Чушь, будто Яшвили покончил с собой! - воскликнул он, - его застрелили. Нам показали комнату, в которой все произошло. Его жена неделю стену отмывала от крови. Ему засунули двустволку в рот и выстрелили. Если бы он сам, то кровь в потолок хотя бы частично брызнула, а так только стена на уровне головы и до низу была вся кровавым пятном. Ну, и пол, конечно, тоже...- Колау на минуту замкнулся в себе. Он устал. Затем поднял старческое лицо, и глядя мне прямо в глаза твёрдо произнёс:
- так и скажите им там, что я ничего не боюсь, мне 92, я одной ногой в могиле, пусть меня расстреляют, мне не страшно, они все животные, преступники, 11-ая Красная Армия, как орды Чингиз хана, вторглась в Грузию. 11-ая Красная Армия,- повторил Колау, - нарушив договор о мире и дружбе, ворвалась, уничтожая на своём пути все, наши мальчики, наши гвардейцы, они все там погибли, их трупы кидали в железнодорожные вагоны, и набивали доверху, и когда составы уходили, под ними кровь лилась потоками! Понимаете, потоками! Будь они все прокляты. Я их проклинаю. За смерть Тициана, за Паоло, за всех.
Отворилась дверь, и быстро вошла жена поэта.
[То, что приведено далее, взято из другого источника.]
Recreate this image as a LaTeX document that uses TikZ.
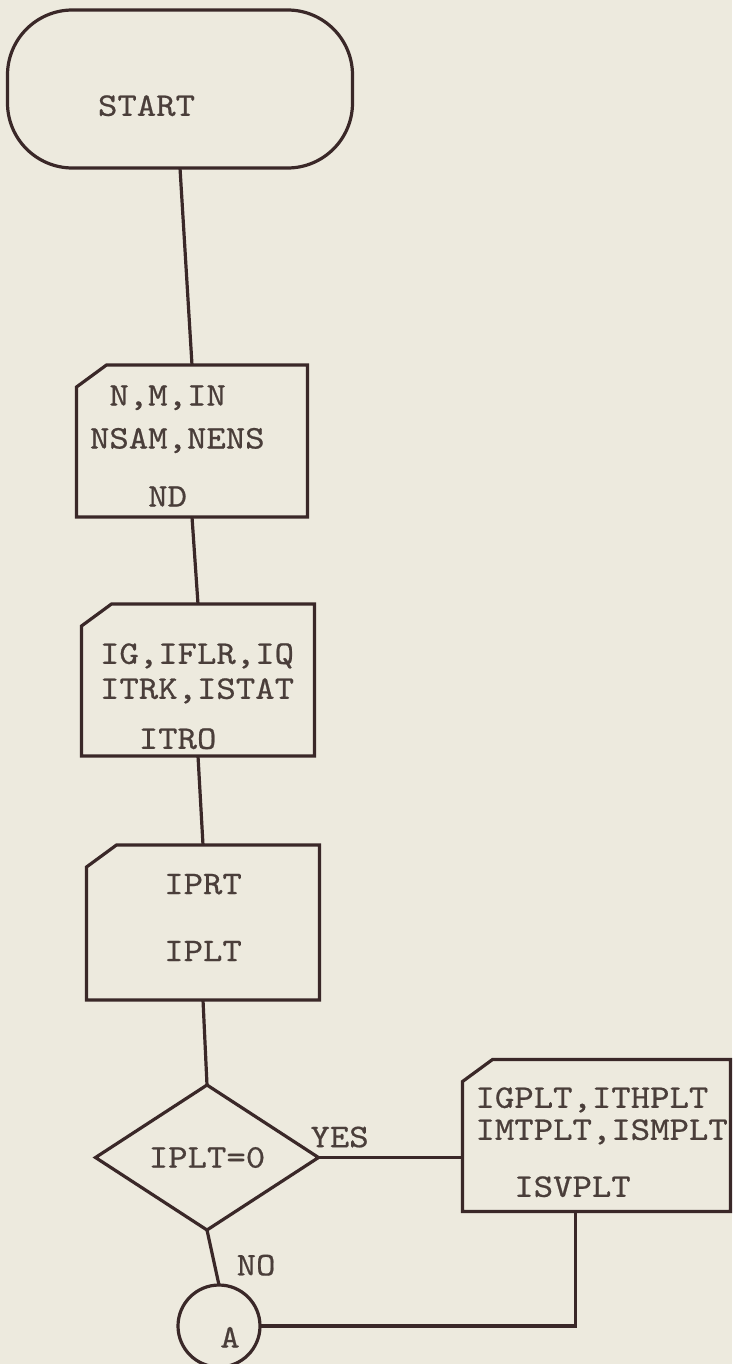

Она дружелюбно извинилась - поэт очень старый, и он устал. Тепло попрощавшись и поблагодарив Колау за беседу, мы вышли.
Цира спрашивала у нас по дороге о впечатлении, а мы с Карлисом милосердно ей улыбались, так как были детьми гласности и перестройки. Мол, да уж, какой смелый в 92 года! Все это время молчал, не то что мы - и стали вспоминать свои подвиги в борьбе с коммунизмом: дерзко ответил менту, написал свободолюбивые стихи, прочитанные в студенческой аудитории, и прочая. А однажды , увидев на каком-то доме красный флаг, я кивнул Карлису: давай сорвём! Карлис сделал большие глаза и отказался. Я назвал его слабаком, и мы пошли пить дальше. Давно все это было.
Спустя лет тридцать, я отчего-то погрузился в тбилисские воспоминания и изучил много материалов, связанных с репрессиями и конкретно с судьбами поэтов-голуборожцев - с учетом уже своего какого-никакого, но житейского опыта.

На днях, идя к станции на электричку (надо было в Москву), я вновь мысленно вернулся к Колау Надирадзе. В Тбилиси, будучи молодым, я почти иронизировал: надо же было так бояться (трусить), чтобы только в 92 года осмелиться высказать своё мнение, да и то при закрытых окнах и дверях?

Жаль, что рядом со мной нет Карлиса. Что сказал бы он  сегодня? В те годы мы были простительно или непростительно молоды. В том смысле, что можно ли прощать за молодость поэта и не прощать за молодость палача?

Конечно, сейчас я думаю о той встрече с батони Колау немного иначе, чуть переставив слова: что же такое надо было пережить, чтобы осмелиться высказать об этом своё мнение только спустя 50 лет (!) при запертых дверях и окнах? В глухом узком, кажется, замурованном кабинете.